The physical characterization of supermacroporous poly(N-isopropylacrylamide) cryogel: Mechanical strength and swelling/de-swelling kinetics

Poly(N-isopropylacrylamide) [poly(NiPAAm)] and poly(acrylamide) [poly(AAm)] cryogels were synthesized by radical polymerization at −12 °C for 12 h using monomers of N-isopropylacrylamide (NiPAAm) and acrylamide (AAm) with N,N-methylene bisacrylamide (MBAAm) as cross-linking agent, respectively. The cryogels synthesized in freezing conditions provided spongy, elastic and supermacroporous character as compared to the hydrogels synthesized at ambient temperatures.

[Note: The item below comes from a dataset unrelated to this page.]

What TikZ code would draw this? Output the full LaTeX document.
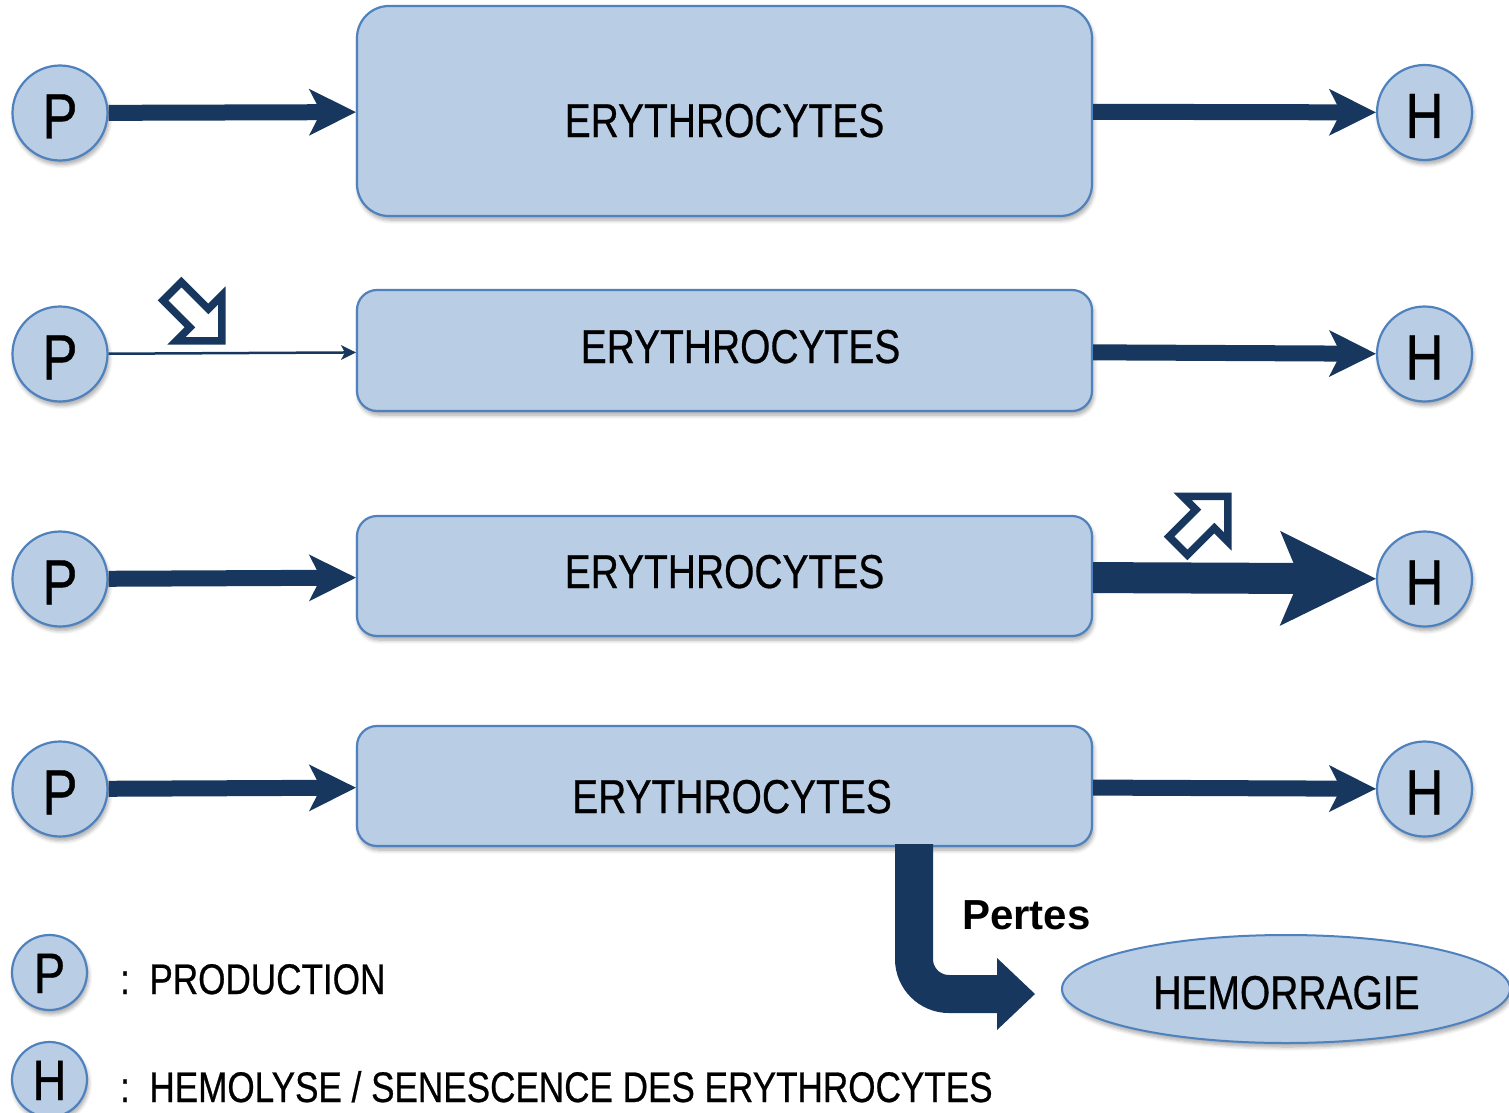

Our earlier observations revealed that the elastic deformation of cryogels either by external forces (mechanical deformation) or internal forces (shrinkage-swelling of poly(NiPAAm) cryogels) led to detachment of affinity bound bioparticles to these gels, which promises great potential in understanding cell interactions on elastic matrices [M.B. Dainiak, A. Kumar, I.Y. Galaev, B. Mattiasson, Proc. Natl. Acad. Sci. U.S.A. 103 (2006) 849–854]. The deformation characteristic of cryogels as measured by Young's modulus indicates that the modulus of elasticity of poly(NiPAAm) cryogel (33–65 kPa) is comparatively lower than the Young's modulus for poly(AAm) cryogel (42–86 kPa). The Young's modulus of both the cryogels was found to be dependent on monomer concentration in cryogels and increases with the increase in concentration. Thus, poly(AAm) cryogel are mechanically more rigid than poly(NiPAAm) cryogel. Further, the swelling/de-swelling kinetics study on poly(NiPAAm) cryogel and hydrogel showed, higher swelling ratios for cryogels in the range of 13–16 as compared to poly(NiPAAm) hydrogels which were in the range of 7–10. However, the extent of de-swelling is more in the case of poly(NiPAAm) hydrogels.